Devant cet état de fait, le directeur adjoint du bureau régional du Pnud pour l'Afrique, M. Babacar Cissé qui a pris part à la cérémonie de Dakar juge inadmissible que « 50 après les indépendances, l'Afrique continue de vivre cette même situation ». Dans cet ordre d'idée, le Représentant Résident du Pnud et Coordonnateur Résident du Système des Nations Unies au Sénégal, Mme Bintou Djibo fait savoir que « l'Afrique Subsaharienne ne pourra pas maintenir sa reprise économique actuelle si elle n'élimine pas la faim qui touche un quart de sa population ». A son avis, « la croissance économique n'est pas également une fin en soi pour contribuer au développement humain durable ». En effet, poursuit-elle, « au-delà de la croissance économique, nous devons nous focaliser aussi sur le développement centré sur les personnes ».
Lier sécurité alimentaire et développement
Devant un tableau peu reluisant sur la sécurité alimentaire en Afrique, le Pnud rappelle qu'assurer la sécurité alimentaire requiert un changement fondamental en matière de politiques et stratégies, tout en faisant face aux menaces et défis posées par la croissance démographique.
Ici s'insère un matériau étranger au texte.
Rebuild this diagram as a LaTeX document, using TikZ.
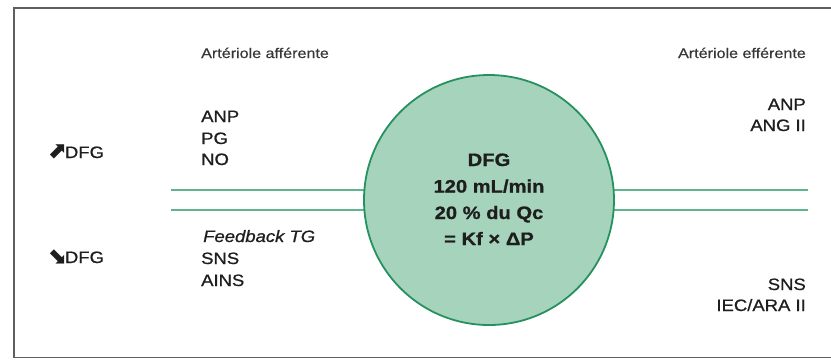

Dans cette spirale de solutions de « sortie de crise », il est invité à militer pour lier la sécurité alimentaire au développement. Comme pour confirmer que « ventre creux n'a point d'oreille ». Une ambition qui requière l'amélioration de la productivité agricole en augmentant les rendements, afin d'accroître la production alimentaire et générer des revenus et des emplois agricoles et non agricoles.
Sur cette même lancée, le Pnud suggère l'amélioration des résultats nutritionnels grâce à des interventions qui ciblent la malnutrition chez les enfants et les mères afin d'arrêter de mettre en péril l'avenir des ménages et des pays. Il est également souhaitable de renforcer la résilience des ménages et des pays en mettant en œuvre une protection sociale capable de stabiliser les systèmes alimentaires, autonomiser les femmes et les pauvres vivant dans les zones rurales en leur assurant l'accès à l'information, aux marchés et aux connaissances.
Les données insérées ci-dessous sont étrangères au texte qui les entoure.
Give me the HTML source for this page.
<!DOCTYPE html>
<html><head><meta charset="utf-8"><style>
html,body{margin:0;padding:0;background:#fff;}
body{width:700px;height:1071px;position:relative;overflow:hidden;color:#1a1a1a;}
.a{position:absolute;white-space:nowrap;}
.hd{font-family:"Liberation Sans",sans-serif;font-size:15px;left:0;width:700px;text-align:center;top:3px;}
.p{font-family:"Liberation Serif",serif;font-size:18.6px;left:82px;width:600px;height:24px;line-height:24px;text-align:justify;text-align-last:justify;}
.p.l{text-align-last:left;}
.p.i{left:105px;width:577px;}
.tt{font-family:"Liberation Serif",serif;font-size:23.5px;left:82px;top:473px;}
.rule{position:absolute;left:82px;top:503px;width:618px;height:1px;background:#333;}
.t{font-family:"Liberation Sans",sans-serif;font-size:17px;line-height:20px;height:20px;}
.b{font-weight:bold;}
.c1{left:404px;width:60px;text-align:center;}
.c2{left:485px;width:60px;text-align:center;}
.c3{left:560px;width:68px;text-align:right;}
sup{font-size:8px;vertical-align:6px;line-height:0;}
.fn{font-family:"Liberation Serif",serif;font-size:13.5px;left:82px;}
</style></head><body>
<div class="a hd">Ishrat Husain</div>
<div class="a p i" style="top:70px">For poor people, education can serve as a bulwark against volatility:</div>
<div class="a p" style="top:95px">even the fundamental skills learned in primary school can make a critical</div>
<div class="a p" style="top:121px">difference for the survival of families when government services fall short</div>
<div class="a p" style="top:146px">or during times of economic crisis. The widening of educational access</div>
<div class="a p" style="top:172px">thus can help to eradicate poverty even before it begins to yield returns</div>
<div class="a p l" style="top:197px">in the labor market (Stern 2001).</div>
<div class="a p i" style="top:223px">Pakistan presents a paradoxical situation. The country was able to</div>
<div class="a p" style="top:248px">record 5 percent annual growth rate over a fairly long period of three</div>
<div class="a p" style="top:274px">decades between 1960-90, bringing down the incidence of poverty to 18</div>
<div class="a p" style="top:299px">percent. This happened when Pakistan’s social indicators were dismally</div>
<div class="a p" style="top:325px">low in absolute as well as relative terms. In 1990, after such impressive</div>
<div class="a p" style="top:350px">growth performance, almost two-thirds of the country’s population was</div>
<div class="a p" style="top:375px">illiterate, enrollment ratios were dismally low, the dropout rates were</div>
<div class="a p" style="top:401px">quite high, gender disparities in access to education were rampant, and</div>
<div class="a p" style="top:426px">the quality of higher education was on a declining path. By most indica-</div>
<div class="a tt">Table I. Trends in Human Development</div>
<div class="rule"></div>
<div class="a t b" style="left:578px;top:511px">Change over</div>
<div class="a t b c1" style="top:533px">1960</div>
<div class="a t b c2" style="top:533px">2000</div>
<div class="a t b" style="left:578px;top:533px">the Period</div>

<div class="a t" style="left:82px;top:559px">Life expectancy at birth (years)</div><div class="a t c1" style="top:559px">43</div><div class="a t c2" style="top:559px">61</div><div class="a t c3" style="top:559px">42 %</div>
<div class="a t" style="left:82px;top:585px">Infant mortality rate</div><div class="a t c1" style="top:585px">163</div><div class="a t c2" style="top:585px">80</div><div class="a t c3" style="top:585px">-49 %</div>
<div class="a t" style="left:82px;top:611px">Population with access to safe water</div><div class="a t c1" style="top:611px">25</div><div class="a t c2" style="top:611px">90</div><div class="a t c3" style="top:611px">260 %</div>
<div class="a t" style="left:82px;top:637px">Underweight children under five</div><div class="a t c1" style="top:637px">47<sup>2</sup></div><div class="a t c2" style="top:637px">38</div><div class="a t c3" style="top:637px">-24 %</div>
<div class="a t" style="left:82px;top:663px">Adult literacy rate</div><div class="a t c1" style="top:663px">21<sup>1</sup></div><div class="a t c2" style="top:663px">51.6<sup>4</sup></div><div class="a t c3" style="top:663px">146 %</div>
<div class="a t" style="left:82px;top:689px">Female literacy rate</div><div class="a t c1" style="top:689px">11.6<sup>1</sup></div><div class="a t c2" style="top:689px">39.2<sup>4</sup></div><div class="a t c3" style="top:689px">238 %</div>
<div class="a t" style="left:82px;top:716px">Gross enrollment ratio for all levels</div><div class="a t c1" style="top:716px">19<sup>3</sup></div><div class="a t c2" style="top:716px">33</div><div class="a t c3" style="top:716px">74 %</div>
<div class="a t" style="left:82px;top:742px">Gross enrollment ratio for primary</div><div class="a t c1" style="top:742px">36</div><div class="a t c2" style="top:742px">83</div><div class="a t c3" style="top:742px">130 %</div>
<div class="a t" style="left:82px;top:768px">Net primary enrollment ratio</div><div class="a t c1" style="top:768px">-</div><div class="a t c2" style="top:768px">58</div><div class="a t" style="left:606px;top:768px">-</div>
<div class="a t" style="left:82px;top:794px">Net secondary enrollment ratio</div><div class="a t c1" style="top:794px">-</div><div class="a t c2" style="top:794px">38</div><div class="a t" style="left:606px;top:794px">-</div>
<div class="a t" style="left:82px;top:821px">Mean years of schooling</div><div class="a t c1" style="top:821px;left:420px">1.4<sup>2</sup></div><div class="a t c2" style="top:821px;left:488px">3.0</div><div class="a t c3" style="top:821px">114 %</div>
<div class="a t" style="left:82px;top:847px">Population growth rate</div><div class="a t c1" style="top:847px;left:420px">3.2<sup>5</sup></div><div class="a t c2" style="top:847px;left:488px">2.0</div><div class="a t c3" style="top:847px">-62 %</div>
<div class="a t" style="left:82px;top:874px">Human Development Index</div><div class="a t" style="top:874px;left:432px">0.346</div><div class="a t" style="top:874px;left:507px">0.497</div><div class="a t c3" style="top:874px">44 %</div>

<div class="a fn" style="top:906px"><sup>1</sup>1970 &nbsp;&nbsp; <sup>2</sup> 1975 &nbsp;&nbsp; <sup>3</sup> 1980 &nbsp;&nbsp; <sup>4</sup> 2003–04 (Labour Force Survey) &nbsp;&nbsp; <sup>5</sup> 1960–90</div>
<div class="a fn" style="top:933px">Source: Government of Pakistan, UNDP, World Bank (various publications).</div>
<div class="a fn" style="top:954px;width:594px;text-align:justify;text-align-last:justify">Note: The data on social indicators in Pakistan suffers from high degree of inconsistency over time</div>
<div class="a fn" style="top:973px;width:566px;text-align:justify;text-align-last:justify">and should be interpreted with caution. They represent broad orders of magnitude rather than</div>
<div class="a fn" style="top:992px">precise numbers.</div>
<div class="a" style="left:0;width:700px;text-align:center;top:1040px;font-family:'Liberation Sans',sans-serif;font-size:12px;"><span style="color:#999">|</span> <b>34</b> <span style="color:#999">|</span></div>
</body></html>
L'implication des présidents souhaitée
Sans prescrire de remède miracle devant soigner la « malade Afrique », le Pnud souffle des directives destinées aux différents pays. Dans cette démarche militant pour une politique plus globale, l'institution du système des Nations Unies considère que le secteur alimentaire n'est pas l'affaire d'un seul ministère ou d'une agence spécialisée mais doit être placé au centre du développement national. A son avis, cette action doit être conduite sous l'impulsion du Président ou du Premier ministre et la coordination des ministres des finances, de la planification et/ou du développement économique. Le Pnud considère que le traitement convenable de cette question peut induire un changement structurel profond, susceptible de renforcer le développement humain.
Le ministre de l'Economie et des Finances du Sénégal, M. Amadou Kane pense que les défis à relever sont la double dépendance, d'une part, de l'agriculture soumise aux conditions climatiques et, d'autre part, aux fluctuations des prix des denrées alimentaires sur les marchés mondiaux. Sur ce même registre, le responsable de la Fao à Dakar, M. Amadou Ouattara, a fait part des perspectives de l'institution qu'il représente en termes de réponses dans la sous-région qui sont entre autres, l'augmentation des investissements agricoles, la problématique de l'accès à la terre…
Il faut rappeler que ce rapport du Pnud sort seulement à quelques jours du sommet 2012 du G8 de Camp David (dans le Maryland aux États-Unis), au cours duquel les dirigeants africains sont invités à débattre de la sécurité alimentaire sur leur continent.